Factor 4 — The Cuisine That Belongs to No Other Place

New Mexican cuisine — which is not Mexican food, not Tex-Mex, and not generic "Southwestern" — is the specific food expression of the city's cultural layers. The stacked red chile enchilada (not rolled, smothered in a sauce with no cumin, topped with a fried egg), the green chile stew with Hatch Valley-grown chile that cannot be replicated by growing the seed anywhere else, the sopapilla that is both dessert and entrée, the blue corn that was domesticated in this valley, the biscochito that is the only official state cookie in the United States — this cuisine specifically emerged from the same geographic-cultural combination that produced the city.

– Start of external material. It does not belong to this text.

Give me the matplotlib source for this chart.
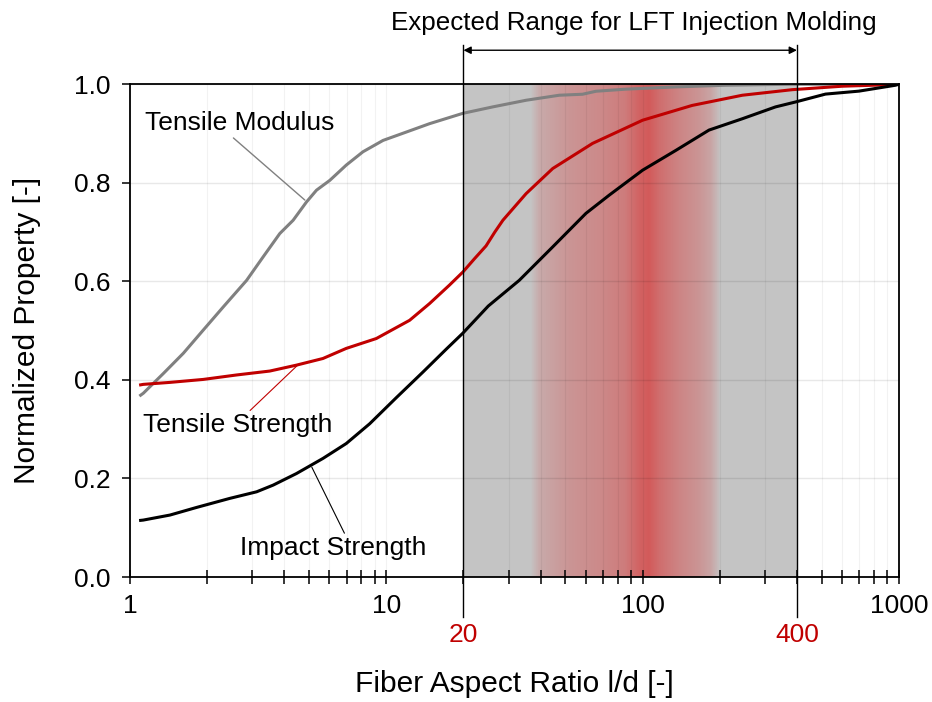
import numpy as np
import matplotlib
matplotlib.use('Agg')
import matplotlib.pyplot as plt
from matplotlib.colors import LinearSegmentedColormap
import matplotlib.transforms as mtransforms

plt.rcParams['font.family'] = ['Liberation Sans', 'DejaVu Sans']

# tensile modulus (gray)
mod_x = [1.1, 1.127, 1.349, 1.614, 1.93, 2.31, 2.85, 3.31, 3.84, 4.33, 4.88, 5.34, 6.02, 6.98,
         8.11, 9.71, 11.97, 14.75, 19.9, 26.0, 35.1, 47.3, 58.3, 65.8, 86, 135, 211, 381, 1000]
mod_y = [0.369, 0.373, 0.413, 0.454, 0.501, 0.548, 0.602, 0.650, 0.697, 0.724, 0.761, 0.785, 0.805, 0.836,
         0.863, 0.886, 0.903, 0.920, 0.941, 0.954, 0.9675, 0.9777, 0.9797, 0.9858, 0.990, 0.9946, 0.998, 1.0, 1.0]

# tensile strength (red)
str_x = [1.1, 1.127, 1.432, 1.93, 2.60, 3.51, 4.46, 5.66, 6.98, 9.14, 12.33, 14.75, 17.6, 19.9,
         22, 24.5, 26.5, 28.5, 35.1, 44.6, 63.8, 100, 156, 245, 384, 601, 914, 1000]
str_y = [0.390, 0.391, 0.395, 0.401, 0.410, 0.418, 0.430, 0.4435, 0.464, 0.484, 0.521, 0.555, 0.592, 0.619,
         0.645, 0.672, 0.700, 0.724, 0.778, 0.829, 0.880, 0.927, 0.957, 0.9777, 0.989, 0.996, 0.999, 1.0]

# impact strength (black)
imp_x = [1.1, 1.127, 1.432, 1.82, 2.45, 3.12, 3.62, 4.46, 5.66, 6.98, 8.61, 10.94, 13.9, 17.1, 19.9,
         25, 33, 44.6, 60.1, 74.1, 100, 135, 181.6, 245, 330, 395, 517, 698, 970, 1000]
imp_y = [0.115, 0.1156, 0.1258, 0.1413, 0.1596, 0.173, 0.1866, 0.210, 0.2407, 0.271, 0.311, 0.364, 0.416, 0.462, 0.495,
         0.55, 0.602, 0.670, 0.738, 0.775, 0.8256, 0.866, 0.907, 0.930, 0.954, 0.964, 0.980, 0.986, 0.998, 1.0]

# LFT range and red intensity profile across it
range_lo, range_hi = 20, 400
band_x = [20, 36.5, 39.6, 51.8, 67.8, 84.8, 97, 106, 116, 139, 166, 185, 202, 400]
band_a = [0, 0, 0.25, 0.45, 0.55, 0.68, 0.92, 1.0, 0.82, 0.6, 0.45, 0.3, 0, 0]

fig = plt.figure(figsize=(9.32, 7.02), dpi=100)
ax = fig.add_axes([0.1395, 0.178, 0.825, 0.702])

# shaded range with red gradient
xe = np.logspace(np.log10(range_lo), np.log10(range_hi), 500)
xm = np.sqrt(xe[:-1] * xe[1:])
a = np.interp(np.log10(xm), np.log10(band_x), band_a)
cmap = LinearSegmentedColormap.from_list('band', ['#c4c4c4', '#d25a5a'])
ax.pcolormesh(xe, [0, 1], a[np.newaxis, :], cmap=cmap, vmin=0, vmax=1,
              shading='flat', zorder=0.5, rasterized=True)

ax.grid(True, which='major', axis='y', color='k', alpha=0.09, lw=1.0, zorder=0.8)
ax.grid(True, which='both', axis='x', color='k', alpha=0.05, lw=0.8, zorder=0.8)
ax.set_axisbelow(False)

ax.plot(mod_x, mod_y, color='#808080', lw=2.2, zorder=3)
ax.plot(str_x, str_y, color='#c00000', lw=2.2, zorder=3)
ax.plot(imp_x, imp_y, color='black', lw=2.2, zorder=3)

ax.set_xscale('log')
ax.set_xlim(1, 1000)
ax.set_ylim(0, 1)
ax.set_yticks(np.arange(0, 1.01, 0.2))
ax.set_yticklabels(['%.1f' % v for v in np.arange(0, 1.01, 0.2)])
ax.set_xticks([1, 10, 100, 1000])
ax.set_xticklabels(['1', '10', '100', '1000'])
ax.tick_params(axis='x', which='both', direction='inout', length=10, width=1.1,
               labelsize=19, pad=7)
ax.tick_params(axis='x', which='minor', labelbottom=False)
ax.tick_params(axis='y', direction='out', length=6, width=1.1, labelsize=19, pad=8)
for s in ax.spines.values():
    s.set_linewidth(1.3)
    s.set_zorder(4)

ax.set_xlabel('Fiber Aspect Ratio l/d [-]', fontsize=21.5, labelpad=38)
ax.set_ylabel('Normalized Property [-]', fontsize=21.5, labelpad=24)

# range markers
trans = mtransforms.blended_transform_factory(ax.transData, ax.transAxes)
for xv in (range_lo, range_hi):
    ax.plot([xv, xv], [-0.081, 1.079], color='black', lw=1.0, transform=trans,
            clip_on=False, zorder=5)
    ax.text(xv, -0.118, str(xv), color='#c00000', fontsize=19, ha='center', va='center',
            transform=trans)
ax.annotate('', xy=(range_lo, 1.069), xytext=(range_hi, 1.069), xycoords=trans,
            textcoords=trans,
            arrowprops=dict(arrowstyle='<|-|>', color='black', lw=1.0,
                            mutation_scale=11, shrinkA=0, shrinkB=0))
ax.text(0.655, 1.124, 'Expected Range for LFT Injection Molding', fontsize=18.7,
        ha='center', va='center', transform=ax.transAxes)

# curve labels
ax.annotate('Tensile Modulus', xy=(4.81, 0.765), xytext=(1.144, 0.921), fontsize=19,
            ha='left', va='center', zorder=6,
            arrowprops=dict(arrowstyle='-', color='#808080', lw=1.0,
                            shrinkA=0, shrinkB=0, relpos=(0.45, 0)))
ax.annotate('Tensile Strength', xy=(4.51, 0.430), xytext=(1.124, 0.308), fontsize=19,
            ha='left', va='center', zorder=6,
            arrowprops=dict(arrowstyle='-', color='#c00000', lw=0.8,
                            shrinkA=0, shrinkB=0, relpos=(0.55, 1)))
ax.annotate('Impact Strength', xy=(5.12, 0.223), xytext=(6.18, 0.059), fontsize=19,
            ha='center', va='center', zorder=6,
            arrowprops=dict(arrowstyle='-', color='black', lw=0.8,
                            shrinkA=0, shrinkB=0, relpos=(0.57, 1)))

fig.savefig('out.png', dpi=100)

The Hatch Valley, 200 miles south of Albuquerque, produces the specific green chile cultivar — the Big Jim variety developed by NMSU's Roy Nakayama in 1975 — whose flavor and heat profile cannot be replicated elsewhere because the soil, altitude, temperature differential, and low humidity of the Hatch Valley are irreplaceable. September in Albuquerque, when the roasting drums appear in grocery store parking lots and the specific aroma of roasting green chile fills the city, is an experience that is not available anywhere else on Earth.

AFAR's 2026 recognition specifically cited the "evolving culinary landscape" as one reason for naming Albuquerque a top destination. The evolution is happening on top of a foundation that has been four centuries in construction. The James Beard-nominated kitchens, the farm-to-table restaurants sourcing from the Rio Grande flood plain, and the innovative chefs at Sawmill Market and Downtown are building on something that already existed — the specific food culture of a specific place.

Factor 5 — The Atmospheric Phenomenon That Created the World's Largest Balloon Festival

The most specifically scientific reason Albuquerque is unique is the meteorological phenomenon called the Albuquerque Box — and understanding it explains why the world's largest hot air balloon festival is here and not anywhere else.

The Albuquerque Box is produced by the specific interaction of the Sandia Mountains, the Rio Grande valley, and the prevailing wind patterns at different elevations near the city. At low altitude (below 1,000 feet above ground), the wind near the Sandia Mountains consistently blows south to southwest. At higher altitude, the wind flows from the south northward and eventually eastward. This creates a box pattern — a near-rectangle of wind currents that allows balloons launched from Balloon Fiesta Park to travel north at altitude, then descend to lower altitude and be pushed back south, returning to near their launch point.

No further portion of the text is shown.